Hey guys I'm 27 years old and live in southern West Virginia. i just
thought I would share some of my experience. I
came out to my family about 4 months ago and i am still as hurt as
confused as ever. I guess I should tell you that if i
had not met my ex boyfriend online I probably would still be closeted
now.
Anyway, about two years ago I met what i thought was the perfect guy
for me online. We had some of the same
interest, he actually made me feel desireable as a person. I
had never felt this way here was somebody who wanted to
know me and love me and i ate it up. I put my life on hold and moved
out to the midwest to start a life with him.
Everything was great at first, I felt like i belonged. We cooked for
each other, we went out and had a great time. I was
so happy, I had what I wanted, a nice place to live and a loving
and supportive partner. I would have gladly done
anything for him.
I was so enthralled to have someone (anyone) in my life who I thought
understood me, that I became easily used and
taken for granted. Things quickly fell apart. I had to get out of there,
and i was fortunate to have. I left with lots of debt
and a very broken heart. I had to move back in with mother
and I took whatever job I could find when I moved back
to WV. I am still in financial ruin and continue to suffer from misfortune.

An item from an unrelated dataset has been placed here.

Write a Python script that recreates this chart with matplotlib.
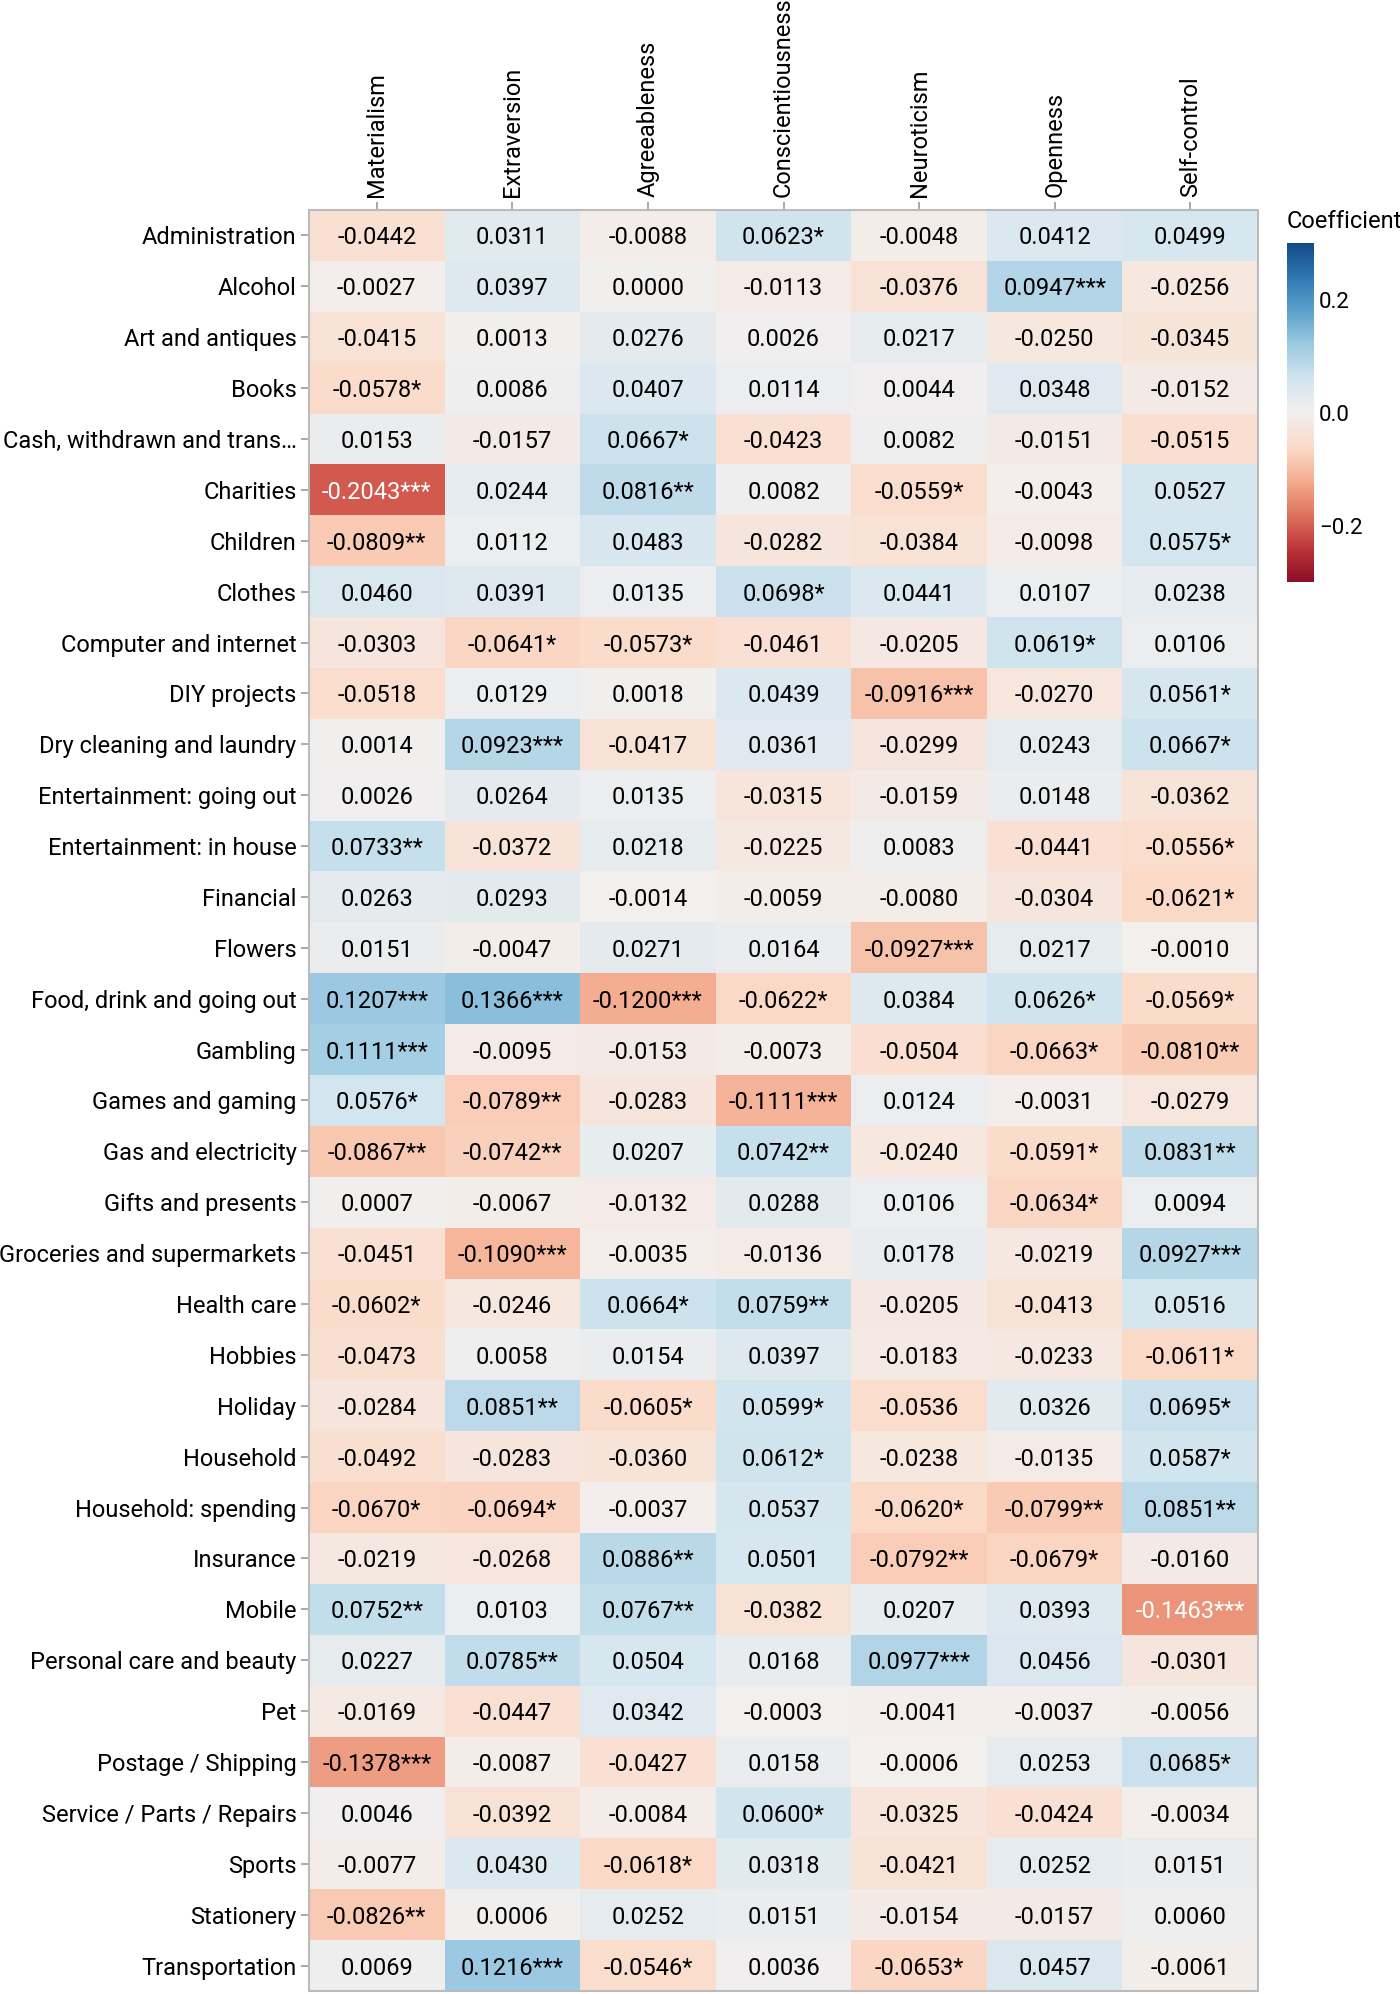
"""Heatmap of regression coefficients: spending categories vs personality traits."""

from matplotlib import pyplot
from matplotlib.colors import LinearSegmentedColormap
import numpy

categories = [
    'Administration', 'Alcohol', 'Art and antiques', 'Books',
    'Cash, withdrawn and trans…', 'Charities', 'Children', 'Clothes',
    'Computer and internet', 'DIY projects', 'Dry cleaning and laundry',
    'Entertainment: going out', 'Entertainment: in house', 'Financial',
    'Flowers', 'Food, drink and going out', 'Gambling', 'Games and gaming',
    'Gas and electricity', 'Gifts and presents', 'Groceries and supermarkets',
    'Health care', 'Hobbies', 'Holiday', 'Household', 'Household: spending',
    'Insurance', 'Mobile', 'Personal care and beauty', 'Pet',
    'Postage / Shipping', 'Service / Parts / Repairs', 'Sports', 'Stationery',
    'Transportation']
traits = ['Materialism', 'Extraversion', 'Agreeableness', 'Conscientiousness',
          'Neuroticism', 'Openness', 'Self-control']

coef = [
    [-0.0442, 0.0311, -0.0088, 0.0623, -0.0048, 0.0412, 0.0499],
    [-0.0027, 0.0397, 0.0000, -0.0113, -0.0376, 0.0947, -0.0256],
    [-0.0415, 0.0013, 0.0276, 0.0026, 0.0217, -0.0250, -0.0345],
    [-0.0578, 0.0086, 0.0407, 0.0114, 0.0044, 0.0348, -0.0152],
    [0.0153, -0.0157, 0.0667, -0.0423, 0.0082, -0.0151, -0.0515],
    [-0.2043, 0.0244, 0.0816, 0.0082, -0.0559, -0.0043, 0.0527],
    [-0.0809, 0.0112, 0.0483, -0.0282, -0.0384, -0.0098, 0.0575],
    [0.0460, 0.0391, 0.0135, 0.0698, 0.0441, 0.0107, 0.0238],
    [-0.0303, -0.0641, -0.0573, -0.0461, -0.0205, 0.0619, 0.0106],
    [-0.0518, 0.0129, 0.0018, 0.0439, -0.0916, -0.0270, 0.0561],
    [0.0014, 0.0923, -0.0417, 0.0361, -0.0299, 0.0243, 0.0667],
    [0.0026, 0.0264, 0.0135, -0.0315, -0.0159, 0.0148, -0.0362],
    [0.0733, -0.0372, 0.0218, -0.0225, 0.0083, -0.0441, -0.0556],
    [0.0263, 0.0293, -0.0014, -0.0059, -0.0080, -0.0304, -0.0621],
    [0.0151, -0.0047, 0.0271, 0.0164, -0.0927, 0.0217, -0.0010],
    [0.1207, 0.1366, -0.1200, -0.0622, 0.0384, 0.0626, -0.0569],
    [0.1111, -0.0095, -0.0153, -0.0073, -0.0504, -0.0663, -0.0810],
    [0.0576, -0.0789, -0.0283, -0.1111, 0.0124, -0.0031, -0.0279],
    [-0.0867, -0.0742, 0.0207, 0.0742, -0.0240, -0.0591, 0.0831],
    [0.0007, -0.0067, -0.0132, 0.0288, 0.0106, -0.0634, 0.0094],
    [-0.0451, -0.1090, -0.0035, -0.0136, 0.0178, -0.0219, 0.0927],
    [-0.0602, -0.0246, 0.0664, 0.0759, -0.0205, -0.0413, 0.0516],
    [-0.0473, 0.0058, 0.0154, 0.0397, -0.0183, -0.0233, -0.0611],
    [-0.0284, 0.0851, -0.0605, 0.0599, -0.0536, 0.0326, 0.0695],
    [-0.0492, -0.0283, -0.0360, 0.0612, -0.0238, -0.0135, 0.0587],
    [-0.0670, -0.0694, -0.0037, 0.0537, -0.0620, -0.0799, 0.0851],
    [-0.0219, -0.0268, 0.0886, 0.0501, -0.0792, -0.0679, -0.0160],
    [0.0752, 0.0103, 0.0767, -0.0382, 0.0207, 0.0393, -0.1463],
    [0.0227, 0.0785, 0.0504, 0.0168, 0.0977, 0.0456, -0.0301],
    [-0.0169, -0.0447, 0.0342, -0.0003, -0.0041, -0.0037, -0.0056],
    [-0.1378, -0.0087, -0.0427, 0.0158, -0.0006, 0.0253, 0.0685],
    [0.0046, -0.0392, -0.0084, 0.0600, -0.0325, -0.0424, -0.0034],
    [-0.0077, 0.0430, -0.0618, 0.0318, -0.0421, 0.0252, 0.0151],
    [-0.0826, 0.0006, 0.0252, 0.0151, -0.0154, -0.0157, 0.0060],
    [0.0069, 0.1216, -0.0546, 0.0036, -0.0653, 0.0457, -0.0061],
]

# Significance level: number of stars.
stars = [
    [0, 0, 0, 1, 0, 0, 0],
    [0, 0, 0, 0, 0, 3, 0],
    [0, 0, 0, 0, 0, 0, 0],
    [1, 0, 0, 0, 0, 0, 0],
    [0, 0, 1, 0, 0, 0, 0],
    [3, 0, 2, 0, 1, 0, 0],
    [2, 0, 0, 0, 0, 0, 1],
    [0, 0, 0, 1, 0, 0, 0],
    [0, 1, 1, 0, 0, 1, 0],
    [0, 0, 0, 0, 3, 0, 1],
    [0, 3, 0, 0, 0, 0, 1],
    [0, 0, 0, 0, 0, 0, 0],
    [2, 0, 0, 0, 0, 0, 1],
    [0, 0, 0, 0, 0, 0, 1],
    [0, 0, 0, 0, 3, 0, 0],
    [3, 3, 3, 1, 0, 1, 1],
    [3, 0, 0, 0, 0, 1, 2],
    [1, 2, 0, 3, 0, 0, 0],
    [2, 2, 0, 2, 0, 1, 2],
    [0, 0, 0, 0, 0, 1, 0],
    [0, 3, 0, 0, 0, 0, 3],
    [1, 0, 1, 2, 0, 0, 0],
    [0, 0, 0, 0, 0, 0, 1],
    [0, 2, 1, 1, 0, 0, 1],
    [0, 0, 0, 1, 0, 0, 1],
    [1, 1, 0, 0, 1, 2, 2],
    [0, 0, 2, 0, 2, 1, 0],
    [2, 0, 2, 0, 0, 0, 3],
    [0, 2, 0, 0, 3, 0, 0],
    [0, 0, 0, 0, 0, 0, 0],
    [3, 0, 0, 0, 0, 0, 1],
    [0, 0, 0, 1, 0, 0, 0],
    [0, 0, 1, 0, 0, 0, 0],
    [2, 0, 0, 0, 0, 0, 0],
    [0, 3, 1, 0, 1, 0, 0],
]

values = numpy.array(coef)
nrows, ncols = values.shape

# Red-blue diverging scheme (as in Vega's "redblue").
redblue = ['#8c0d25', '#bf363a', '#df745e', '#f4ae91', '#fbdbc9', '#f2efee',
           '#d2e5ef', '#9dcae1', '#5da2cb', '#2f78b3', '#134b85']
cmap = LinearSegmentedColormap.from_list('redblue', redblue)

fsize = 17
pyplot.rc('font', family=['Roboto', 'DejaVu Sans'], size=fsize)
fig = pyplot.figure(figsize=(14.0, 19.94), dpi=100)
ax = fig.add_axes([0.2207, 0.0015, 0.6779, 0.8932])

mesh = ax.pcolormesh(values, cmap=cmap, vmin=-0.3, vmax=0.3)
ax.set_xlim(0, ncols)
ax.set_ylim(nrows, 0)

for i in range(nrows):
    for j in range(ncols):
        v = values[i, j]
        text = f'{v:.4f}' + '*' * stars[i][j]
        color = 'white' if abs(v) > 0.14 else 'black'
        ax.text(j + 0.5, i + 0.5, text, ha='center', va='center_baseline',
                color=color, fontsize=fsize)

ax.set_xticks(numpy.arange(ncols) + 0.5)
ax.set_xticklabels(traits, rotation=90)
ax.xaxis.tick_top()
ax.set_yticks(numpy.arange(nrows) + 0.5)
ax.set_yticklabels(categories)
ax.tick_params(axis='both', length=6, width=1.2, color='#999999',
               labelsize=fsize, pad=3)
for spine in ax.spines.values():
    spine.set_color('#bbbbbb')
    spine.set_linewidth(1.5)

# Colorbar.
cax = fig.add_axes([0.919, 0.7081, 0.0193, 0.170])
cbar = fig.colorbar(mesh, cax=cax, ticks=[-0.2, 0.0, 0.2])
cbar.outline.set_visible(False)
cbar.ax.tick_params(length=0, labelsize=16, pad=4)
cbar.ax.set_yticklabels(['\u22120.2', '0.0', '0.2'])
fig.text(0.919, 0.8887, 'Coefficient', ha='left', va='center', fontsize=fsize)

fig.savefig('out.png', dpi=100)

My family has been less than supportive. My mother resents the fact
that I'm gay and blames all of my misfortune on
that fact. My sister's reaction (she calls herself a christian) has
been condemnation as well. Nobody sees or
understands my pain. Because of my self hatred and denial I was involved
in abuse of alcohol and became addicted to
pornography. I am alone and have no gay friends .I have contemplated
suicide on many occasions. I truly want
someone to share my life with and I feel that I will probably always
be alone.
At least now I accept what I am, but I still long for a more fulfilling
life. People tell me that I'm young and that it will
happen. They tell me to stop trying to make it happen.
I feel the need for someone to share my heart with more than ever. Nobody
understands that. I want things to get
better and to be able to have the life that I want but I don't see
the light at the end of the tunnel yet. I still fight with my
self esteem and self hatred. Having no one to share these feelings
with just makes it worse. The saga continues.